Santa Cruz and UC have been at odds for years over campus expansion. The conflict reached new heights last year, when the city sued over the long-range plan and then voters approved two ballot measures aimed at blocking university building plans (see CP&DR Public Development, December 2006).

 

San Luis Obispo landowner Ernie Dalidio has sued two organizations that ran and funded ballot measure campaigns against his proposed development along Highway 101 at the south end of town. Dalidio sued the San Luis Obispo Downtown Association and a group called Responsible County Development, alleging the groups were involved in racketeering, conspiracy, money laundering, unfair business practices, anti-trust and campaign funding irregularities.

In November 2006, San Luis Obispo County voters approved Dalidio's ballot measure for a shopping center, hotel, office complex and 60 houses on 130 acres. County voters' approval in 2006 followed city voters' rejection of the project during a 2005 referendum election (see CP&DR, December 2006, June 2005.) The groups sued by Dalidio were involved in both the 2005 and 2006 campaigns. Other organizations have since sued over the approved Measure J, which they contend goes farther than legally allowed for a citizen initiative.


A state auditor's report gave the Department of Housing and Community Development (HCD) and California Housing Finance Agency good marks for administering housing bonds approved by state voters in 2002 and 2006. Both agencies have awarded funds in a timely manner and generally complied with bond funding requirements, the auditor determined.
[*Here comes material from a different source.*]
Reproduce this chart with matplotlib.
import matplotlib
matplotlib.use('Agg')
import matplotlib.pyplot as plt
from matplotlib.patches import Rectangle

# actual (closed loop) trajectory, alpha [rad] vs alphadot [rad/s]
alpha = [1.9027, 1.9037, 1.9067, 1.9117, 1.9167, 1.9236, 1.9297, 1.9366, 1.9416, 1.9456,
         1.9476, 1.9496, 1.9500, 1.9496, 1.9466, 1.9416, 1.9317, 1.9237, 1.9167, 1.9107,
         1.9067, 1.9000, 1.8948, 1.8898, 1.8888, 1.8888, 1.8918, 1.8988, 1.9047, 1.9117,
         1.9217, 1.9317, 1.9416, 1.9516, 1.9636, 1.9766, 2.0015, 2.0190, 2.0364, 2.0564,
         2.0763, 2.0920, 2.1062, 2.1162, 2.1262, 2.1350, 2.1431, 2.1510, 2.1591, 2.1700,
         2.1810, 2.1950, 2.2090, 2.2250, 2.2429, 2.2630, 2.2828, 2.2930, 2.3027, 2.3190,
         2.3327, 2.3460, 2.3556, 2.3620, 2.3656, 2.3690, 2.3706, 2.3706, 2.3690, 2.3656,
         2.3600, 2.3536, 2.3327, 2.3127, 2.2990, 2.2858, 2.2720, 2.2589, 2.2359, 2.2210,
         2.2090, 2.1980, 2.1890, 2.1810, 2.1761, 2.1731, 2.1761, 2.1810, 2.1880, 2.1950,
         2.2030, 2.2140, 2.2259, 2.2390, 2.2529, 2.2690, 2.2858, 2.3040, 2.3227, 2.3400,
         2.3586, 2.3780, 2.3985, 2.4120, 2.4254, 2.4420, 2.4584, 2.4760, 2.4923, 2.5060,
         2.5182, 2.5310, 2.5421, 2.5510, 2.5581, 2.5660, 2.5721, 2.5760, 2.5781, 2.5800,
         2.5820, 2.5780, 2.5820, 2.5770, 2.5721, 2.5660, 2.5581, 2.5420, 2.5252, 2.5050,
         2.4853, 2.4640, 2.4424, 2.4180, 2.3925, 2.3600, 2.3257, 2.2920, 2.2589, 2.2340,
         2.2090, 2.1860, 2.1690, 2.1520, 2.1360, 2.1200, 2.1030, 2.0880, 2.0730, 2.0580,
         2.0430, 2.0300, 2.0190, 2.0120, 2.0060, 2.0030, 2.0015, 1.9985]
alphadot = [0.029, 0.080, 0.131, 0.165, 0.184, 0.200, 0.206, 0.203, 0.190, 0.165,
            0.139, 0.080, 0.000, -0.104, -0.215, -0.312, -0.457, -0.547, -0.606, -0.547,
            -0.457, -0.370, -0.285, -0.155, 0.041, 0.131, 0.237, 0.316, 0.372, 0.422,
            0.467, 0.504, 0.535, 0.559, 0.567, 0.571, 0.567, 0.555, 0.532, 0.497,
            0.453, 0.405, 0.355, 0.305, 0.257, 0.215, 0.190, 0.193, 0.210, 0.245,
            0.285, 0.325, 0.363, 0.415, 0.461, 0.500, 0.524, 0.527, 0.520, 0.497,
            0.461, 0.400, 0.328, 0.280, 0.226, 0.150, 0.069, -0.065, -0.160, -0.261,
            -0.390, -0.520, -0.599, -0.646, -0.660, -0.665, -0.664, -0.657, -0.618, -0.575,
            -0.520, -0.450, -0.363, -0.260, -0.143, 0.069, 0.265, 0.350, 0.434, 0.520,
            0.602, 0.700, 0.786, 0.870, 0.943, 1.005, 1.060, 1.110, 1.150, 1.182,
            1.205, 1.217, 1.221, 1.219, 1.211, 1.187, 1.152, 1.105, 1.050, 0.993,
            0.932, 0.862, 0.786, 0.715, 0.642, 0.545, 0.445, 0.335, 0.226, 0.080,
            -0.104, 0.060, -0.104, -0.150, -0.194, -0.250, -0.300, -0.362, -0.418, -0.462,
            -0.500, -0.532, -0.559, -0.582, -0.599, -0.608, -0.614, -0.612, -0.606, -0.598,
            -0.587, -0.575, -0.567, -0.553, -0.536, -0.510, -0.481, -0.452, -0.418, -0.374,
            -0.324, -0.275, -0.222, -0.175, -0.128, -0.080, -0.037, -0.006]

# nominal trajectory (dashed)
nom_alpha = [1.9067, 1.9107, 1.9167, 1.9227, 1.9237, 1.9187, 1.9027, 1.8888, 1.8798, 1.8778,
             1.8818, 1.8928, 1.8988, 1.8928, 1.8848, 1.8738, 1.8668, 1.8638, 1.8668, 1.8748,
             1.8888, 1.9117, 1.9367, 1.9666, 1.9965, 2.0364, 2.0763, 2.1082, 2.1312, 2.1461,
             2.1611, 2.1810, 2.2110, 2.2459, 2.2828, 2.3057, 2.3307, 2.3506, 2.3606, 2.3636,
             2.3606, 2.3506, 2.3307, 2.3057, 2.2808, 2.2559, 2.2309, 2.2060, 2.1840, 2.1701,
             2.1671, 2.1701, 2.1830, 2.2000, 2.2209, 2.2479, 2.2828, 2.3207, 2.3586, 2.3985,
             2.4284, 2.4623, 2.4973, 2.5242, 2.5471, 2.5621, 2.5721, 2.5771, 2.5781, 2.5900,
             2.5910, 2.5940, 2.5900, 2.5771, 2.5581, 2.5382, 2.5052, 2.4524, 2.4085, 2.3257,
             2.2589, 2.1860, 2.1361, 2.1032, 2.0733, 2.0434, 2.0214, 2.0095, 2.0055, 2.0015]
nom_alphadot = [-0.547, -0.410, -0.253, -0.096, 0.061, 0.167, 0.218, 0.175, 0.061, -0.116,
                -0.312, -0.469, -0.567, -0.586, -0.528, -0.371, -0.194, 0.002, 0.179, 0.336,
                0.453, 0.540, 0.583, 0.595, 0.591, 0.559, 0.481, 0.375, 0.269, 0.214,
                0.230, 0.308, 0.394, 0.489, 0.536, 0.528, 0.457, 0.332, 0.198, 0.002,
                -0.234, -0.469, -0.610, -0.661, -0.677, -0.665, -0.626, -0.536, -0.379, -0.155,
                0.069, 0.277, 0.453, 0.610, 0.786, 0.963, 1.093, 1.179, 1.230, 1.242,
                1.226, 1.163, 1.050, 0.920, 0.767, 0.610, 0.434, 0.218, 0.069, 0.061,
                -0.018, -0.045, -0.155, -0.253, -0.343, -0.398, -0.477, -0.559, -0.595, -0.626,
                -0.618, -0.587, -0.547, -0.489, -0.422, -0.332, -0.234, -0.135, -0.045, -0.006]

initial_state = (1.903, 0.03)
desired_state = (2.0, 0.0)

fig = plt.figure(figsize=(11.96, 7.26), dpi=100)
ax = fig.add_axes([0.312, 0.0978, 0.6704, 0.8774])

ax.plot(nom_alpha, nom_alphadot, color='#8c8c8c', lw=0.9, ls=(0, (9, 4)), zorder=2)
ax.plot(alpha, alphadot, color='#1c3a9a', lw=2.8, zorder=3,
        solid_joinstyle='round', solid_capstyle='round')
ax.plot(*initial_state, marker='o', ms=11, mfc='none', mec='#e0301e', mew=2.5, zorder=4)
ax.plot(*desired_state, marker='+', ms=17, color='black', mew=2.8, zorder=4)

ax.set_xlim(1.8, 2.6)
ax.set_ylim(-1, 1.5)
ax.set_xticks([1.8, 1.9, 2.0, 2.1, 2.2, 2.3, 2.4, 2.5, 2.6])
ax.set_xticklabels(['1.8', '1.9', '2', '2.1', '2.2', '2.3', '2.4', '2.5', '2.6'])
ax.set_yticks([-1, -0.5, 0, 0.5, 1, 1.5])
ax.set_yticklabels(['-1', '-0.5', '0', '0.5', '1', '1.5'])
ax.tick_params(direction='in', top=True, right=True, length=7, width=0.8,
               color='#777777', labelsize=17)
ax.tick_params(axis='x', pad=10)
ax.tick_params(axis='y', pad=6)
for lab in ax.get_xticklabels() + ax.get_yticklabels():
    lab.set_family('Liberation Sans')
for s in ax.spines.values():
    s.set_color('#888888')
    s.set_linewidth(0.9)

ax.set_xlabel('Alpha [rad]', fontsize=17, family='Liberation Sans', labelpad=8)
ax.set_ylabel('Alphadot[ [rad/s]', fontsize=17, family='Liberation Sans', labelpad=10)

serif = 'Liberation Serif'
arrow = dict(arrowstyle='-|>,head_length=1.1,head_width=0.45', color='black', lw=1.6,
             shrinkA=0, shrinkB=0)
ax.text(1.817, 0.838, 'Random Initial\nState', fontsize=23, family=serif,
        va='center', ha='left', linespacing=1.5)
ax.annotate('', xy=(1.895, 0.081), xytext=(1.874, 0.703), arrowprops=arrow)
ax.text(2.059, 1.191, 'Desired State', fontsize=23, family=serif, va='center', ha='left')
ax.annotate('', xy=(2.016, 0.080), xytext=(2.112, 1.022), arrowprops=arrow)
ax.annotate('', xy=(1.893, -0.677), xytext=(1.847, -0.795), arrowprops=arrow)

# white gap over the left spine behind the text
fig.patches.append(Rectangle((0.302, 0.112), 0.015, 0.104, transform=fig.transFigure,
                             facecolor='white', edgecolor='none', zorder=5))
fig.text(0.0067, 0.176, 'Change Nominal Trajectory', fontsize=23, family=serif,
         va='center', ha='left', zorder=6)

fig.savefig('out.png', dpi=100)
However, the auditor reported that HCD's "monitoring of entities to whom it awarded funds (awardees) has been inconsistent." The auditor reported that in three of 18 instances tested, HCD permitted awardees to receive funding advances greater than permitted by HCD's standard agreements. The auditor also found that HCD's ongoing oversight is lacking in the Emergency Housing and Assistance and CalHome programs, as the department "does not currently have processes for conducting site visits of sponsors or otherwise verifying program compliance during the period following final payment of funds by the state."

The department said it would take steps to implement the auditor's recommended procedures within six months.


In a separate report, State Auditor Elaine Howle recommended that the state either adequately fund a grade separation program or drop it and invite local agencies to seek other monies for separating railroad crossings from roads.

Administered by Caltrans, the grade separation program provides funding to local agencies to eliminate at-grade crossings, which can be hazardous and induce congestion. At-grade crossings are increasingly a problem in urban Southern California because of trains hauling ever-more imports flowing through the ports of Los Angeles and Long Beach. Yet the annual budget allocation for the program has remained stuck at $15 million since 1974, even though the cost of the average project has increased tenfold since then from $2.5 million to $26 million, the auditor reported.

Although more than 50 eligible projects have been on a priority list in recent years, local agencies often end up not pursuing the projects because they cannot raise the additional funds necessary to finish the job. The 2006 state transportation bond, however, included $250 million for grade separation projects. Howle recommended that, once the bond funds are expended, the Legislature either increase the annual program budget and individual project allocation limits, or close down the program and let "local agencies compete with a broader range of projects for funding available to them through other programs such as the state transportation improvement program."

Both of the recent auditor's reports are available at www.bsa.ca.gov


The City of Glendale has approved two 16-story residential towers for downtown. Intracorp plans to develop the 200-unit project at Wilson Avenue and Orange Street. The towers are the first major residential project approved since the city adopted a new downtown plan in 2006.